Spark is shaping up as the leading alternative to Map/Reduce for several reasons including the wide adoption by the different Hadoop distributions, combining both batch and streaming on a single platform and a growing library of machine-learning integration (both in terms of included algorithms and the integration with machine learning languages namely R and Python). At AppsFlyer, we’ve been using Spark for a while now as the main framework for ETL (Extract, Transform & Load) and analytics. A recent example is the new version of our retention report  that we recently released, which utilized Spark  to crunch several data streams (> 1TB a day) with ETL (mainly data cleansing) and analytics (a stepping stone towards full click-fraud detection) to produce the report.
One of the main changes we introduced in this report is the move from building onSequence files to using Parquet files. Parquet is a columnar data format, which is probably the best option today for storing long term big data for analytics purposes (unless you are heavily invested in Hive, where Orc is the more suitable format). The advantages of Parquet  vs. Sequence files are performance and compression without losing the benefit of wide support by big-data tools  (Spark, Hive, Drill, Tajo, Presto etc.).

One relatively unique aspect of our infrastructure for big data is that we do not use Hadoop (perhaps that’s a topic for a separate post). We are using Mesos as a resource manager instead of YARN and we use Amazon S3 instead of HDFS as a distributed storage solution. HDFS has several advantages over S3, however, the cost/benefit for maintaining long running HDFS clusters on AWS  vs. using S3 are overwhelming in favor of S3.

That said, the combination of Spark, Parquet and S3 posed several challenges for us and this post will list the major ones and the solutions we came up with to cope with them.

Parquet & Spark

Parquet and Spark seem to have been in a  love-hate relationship for a while now. On the one hand, the Spark documentation touts  Parquet as one of the best formats for analytics of big data (it is) and on the other hand the support for Parquet in Spark is incomplete and annoying to use. Things are surely moving in the right direction but there are still a few quirks and pitfalls to watch out for.

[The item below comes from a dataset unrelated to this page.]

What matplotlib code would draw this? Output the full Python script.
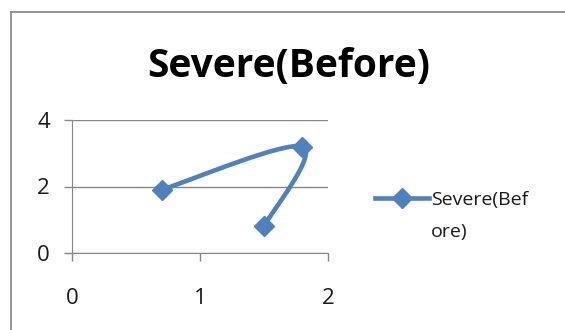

To start on a positive note,Spark and Parquet integration has come a  long way in the past few months. Previously, one had to jump through hoops just to be able to convert existing data to Parquet. The introduction of DataFrames to Spark made this process much, much simpler. When the input format is supported by the DataFrame API e.g. the input is JSON  (built-in) or Avro (which isn’t built in Spark yet, but you can use a library to read it) converting to Parquet is just a matter of reading the input format on one side and persisting it as Parquet on the other. Consider for example the following snippet in Scala:

Even when you are handling a format where the schema isn’t part of the data, the conversion process is quite simple as Spark lets you specify the schema programmatically. The Spark documentation is pretty straightforward and contains examples in Scala, Java and Python. Furthermore, it isn’t too complicated to define schemas in other languages. For instance, here (AppsFlyer), we use Clojure as our main development language so we developed a couple of helper functions to do just that. The sample code below provides the details:

The first thing is to extract the data from whatever structure we have and specify the schema we like. The code below takes an event-record and extracts various data points from it into a vector of the form [:column_name value optional_data_type]. Note that the data type is optional since it is defaults to string if not specified.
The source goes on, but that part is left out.